Housing starts climbed 10.5% to a 1.17 million annualized rate from a 1.06 million pace in October, figures from the Commerce Department showed Dec. 16. The median estimate of 81 economists surveyed by Bloomberg News was for a 1.13 million rate. Work began on the most stand-alone houses since January 2008, and permits for similar projects reached an eight-year high.

Supported by growing payrolls and a low level of layoffs, demand for housing has strengthened over the past year as more Americans now have the means and the confidence to invest in a home. Acceleration in wage growth will be needed to underpin further momentum in the housing industry.

“Demand for housing is still good,” said Stephen Stanley, chief economist at Amherst Pierpont Securities in New York and one of the best forecasters of housing starts over the past two years, according to data compiled by Bloomberg. “More people are working and they’re starting to get paid a little more, too.
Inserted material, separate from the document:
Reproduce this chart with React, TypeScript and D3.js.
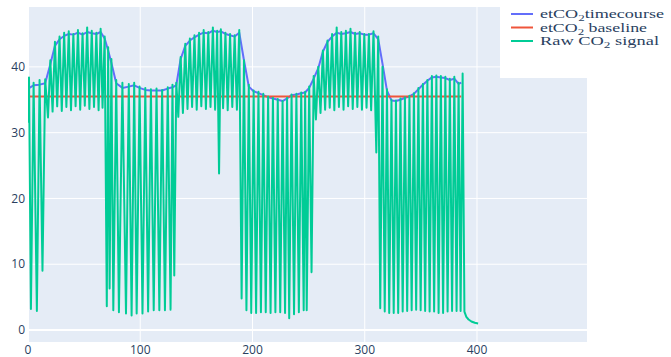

Balance sheets are very clean, and people are feeling a little better about the overall environment.”



Estimates for housing starts in the Bloomberg survey ranged from 1 million to 1.2 million.

Building permits, a sign of future construction, increased 11% in November to a 1.29 million annualized rate, the most since June. They were projected to rise to 1.15 million.

Construction of single-family houses increased to a 768,000 rate from 714,000 in October, and the report showed gains may continue. Building applications for single-family projects rose to a 723,000 pace, the most since December 2007.

Single-family dwellings make up the biggest part of the market and are subject to less volatility.

Work on multifamily homes, such as apartment buildings, rose 16.4% to a 405,000 rate. Data on these projects, which have led housing starts in recent years, can be volatile.

Two of four regions had an increase in starts in November, paced by an 21.3% jump in the South, according to the report.

Fed officials on Dec. 16 announced a quarter-point increase in interest rates, the central bank's first action on them since 2006. Most economists surveyed by Bloomberg see a subsequent increase in the 30-year mortgage rate next year, a development that could contain the pace of improvement in the industry.

A pickup in wage growth will be needed to support housing in its next leg of recovery as steady job growth has done much of the heavy lifting thus far.

The correlation between U.S. personal income and new, privately owned housing starts is 0.91 over the period since the recovery started in June 2009, according to Bloomberg calculations. A reading of 1 means the items being compared move in lock-step, while zero would mean they move in opposite directions.

“The effect of personal income on housing starts has grown following the end of the Great Recession in late 2009 as the current housing market recovers,” Bloomberg Intelligence analyst Erich Marriott wrote in a Dec. 8 report.